Looking at the above figure, from top to bottom:

- The results from the Profiler object: This shows the execution time for each task as a rectangle, organized along the y-axis by worker (in this case threads). Similar tasks are grouped by color and, by hovering over each task, one can see the key and task that each block represents.
- The results from the ResourceProfiler object: This shows two lines, one for total CPU percentage used by all the workers, and one for total memory usage.
- The results from the CacheProfiler object: This shows a line for each task group, plotting the sum of the current metric in the cache against time. In this case it’s the default metric (count) and the lines represent the number of each object in the cache at time. Note that the grouping and coloring is the same as for the Profiler plot, and that the task represented by each line can be found by hovering over the line.

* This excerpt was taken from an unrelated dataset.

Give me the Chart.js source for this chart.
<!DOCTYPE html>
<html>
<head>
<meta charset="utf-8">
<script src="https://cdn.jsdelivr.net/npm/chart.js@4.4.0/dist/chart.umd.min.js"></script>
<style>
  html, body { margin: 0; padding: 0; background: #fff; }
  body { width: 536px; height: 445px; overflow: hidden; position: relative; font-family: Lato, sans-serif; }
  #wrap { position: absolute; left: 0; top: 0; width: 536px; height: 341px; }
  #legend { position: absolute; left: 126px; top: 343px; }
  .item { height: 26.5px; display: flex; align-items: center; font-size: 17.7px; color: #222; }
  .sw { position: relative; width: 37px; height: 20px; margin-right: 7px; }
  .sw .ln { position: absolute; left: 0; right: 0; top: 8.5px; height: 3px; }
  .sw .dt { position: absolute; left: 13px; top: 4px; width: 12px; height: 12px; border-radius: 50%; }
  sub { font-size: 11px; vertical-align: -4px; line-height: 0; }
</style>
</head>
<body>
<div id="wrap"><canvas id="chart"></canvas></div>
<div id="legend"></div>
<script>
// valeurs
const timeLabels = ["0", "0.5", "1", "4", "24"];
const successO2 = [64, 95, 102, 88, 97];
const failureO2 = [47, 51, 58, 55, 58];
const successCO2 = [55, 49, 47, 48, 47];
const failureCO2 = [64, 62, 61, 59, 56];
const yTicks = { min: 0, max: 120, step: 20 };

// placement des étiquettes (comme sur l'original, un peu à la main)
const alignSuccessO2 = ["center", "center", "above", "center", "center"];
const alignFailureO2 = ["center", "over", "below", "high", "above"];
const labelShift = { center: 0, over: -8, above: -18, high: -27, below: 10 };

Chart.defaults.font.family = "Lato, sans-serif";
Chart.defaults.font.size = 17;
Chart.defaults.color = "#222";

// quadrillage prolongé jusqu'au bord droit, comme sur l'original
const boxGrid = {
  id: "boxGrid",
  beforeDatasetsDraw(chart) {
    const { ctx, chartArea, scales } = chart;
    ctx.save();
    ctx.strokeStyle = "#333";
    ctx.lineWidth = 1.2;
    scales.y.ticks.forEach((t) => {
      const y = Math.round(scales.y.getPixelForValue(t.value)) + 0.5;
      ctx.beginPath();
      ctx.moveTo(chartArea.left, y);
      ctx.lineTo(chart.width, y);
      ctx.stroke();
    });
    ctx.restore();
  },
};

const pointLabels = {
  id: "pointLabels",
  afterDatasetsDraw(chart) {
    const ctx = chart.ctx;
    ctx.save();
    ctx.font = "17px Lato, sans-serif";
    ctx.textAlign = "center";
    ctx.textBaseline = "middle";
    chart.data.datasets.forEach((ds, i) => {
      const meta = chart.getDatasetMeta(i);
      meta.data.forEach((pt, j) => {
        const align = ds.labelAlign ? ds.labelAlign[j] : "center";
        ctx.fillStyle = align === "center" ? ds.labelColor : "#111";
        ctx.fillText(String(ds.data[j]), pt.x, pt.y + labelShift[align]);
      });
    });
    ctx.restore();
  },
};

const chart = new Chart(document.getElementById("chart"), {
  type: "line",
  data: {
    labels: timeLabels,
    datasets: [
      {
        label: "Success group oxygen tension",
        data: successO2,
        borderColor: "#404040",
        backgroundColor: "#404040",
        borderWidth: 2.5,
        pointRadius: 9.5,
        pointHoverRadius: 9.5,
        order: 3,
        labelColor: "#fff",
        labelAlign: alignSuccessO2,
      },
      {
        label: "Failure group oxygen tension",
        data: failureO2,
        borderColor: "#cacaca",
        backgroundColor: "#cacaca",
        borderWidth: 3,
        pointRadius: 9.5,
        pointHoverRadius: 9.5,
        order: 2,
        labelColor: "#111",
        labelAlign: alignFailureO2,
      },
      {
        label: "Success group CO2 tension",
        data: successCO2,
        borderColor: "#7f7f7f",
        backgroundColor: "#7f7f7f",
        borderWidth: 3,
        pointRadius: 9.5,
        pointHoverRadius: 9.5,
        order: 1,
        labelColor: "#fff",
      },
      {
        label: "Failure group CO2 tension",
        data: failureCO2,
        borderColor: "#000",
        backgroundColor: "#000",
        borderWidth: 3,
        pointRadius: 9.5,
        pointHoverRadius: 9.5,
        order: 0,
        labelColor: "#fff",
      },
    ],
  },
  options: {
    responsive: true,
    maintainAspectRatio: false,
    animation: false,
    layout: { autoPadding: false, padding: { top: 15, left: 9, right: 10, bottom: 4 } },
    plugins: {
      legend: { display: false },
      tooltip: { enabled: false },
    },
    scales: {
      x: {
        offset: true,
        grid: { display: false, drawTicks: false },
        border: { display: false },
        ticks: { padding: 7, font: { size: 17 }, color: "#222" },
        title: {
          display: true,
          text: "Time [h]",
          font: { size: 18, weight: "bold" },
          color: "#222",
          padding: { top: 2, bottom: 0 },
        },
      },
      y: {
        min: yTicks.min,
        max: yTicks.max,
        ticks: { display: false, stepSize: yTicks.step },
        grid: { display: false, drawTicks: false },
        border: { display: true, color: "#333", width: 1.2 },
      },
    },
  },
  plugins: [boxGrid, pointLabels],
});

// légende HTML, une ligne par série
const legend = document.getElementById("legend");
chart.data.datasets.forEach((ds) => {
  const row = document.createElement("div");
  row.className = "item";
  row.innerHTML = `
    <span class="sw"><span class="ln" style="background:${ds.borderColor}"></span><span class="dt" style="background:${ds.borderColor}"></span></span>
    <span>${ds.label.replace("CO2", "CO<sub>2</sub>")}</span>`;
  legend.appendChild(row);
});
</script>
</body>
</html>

From these plots we can see that the initial tasks (calls to numpy.random.random and numpy.linalg.qr for each chunk) are run concurrently, but only use slightly more than 100% CPU. This is because the call to numpy.linalg.qr currently doesn’t release the Global Interpreter Lock (GIL), so those calls can’t truly be done in parallel. Next, there’s a reduction step where all the blocks are combined. This requires all the results from the first step to be held in memory, as shown by the increased number of results in the cache, and increase in memory usage. Immediately after this task ends, the number of elements in the cache decreases, showing that they were only needed for this step. Finally, there’s an interleaved set of calls to dot and sum. Looking at the CPU plot, it shows that these run both concurrently and in parallel, as the CPU percentage spikes up to around 350%.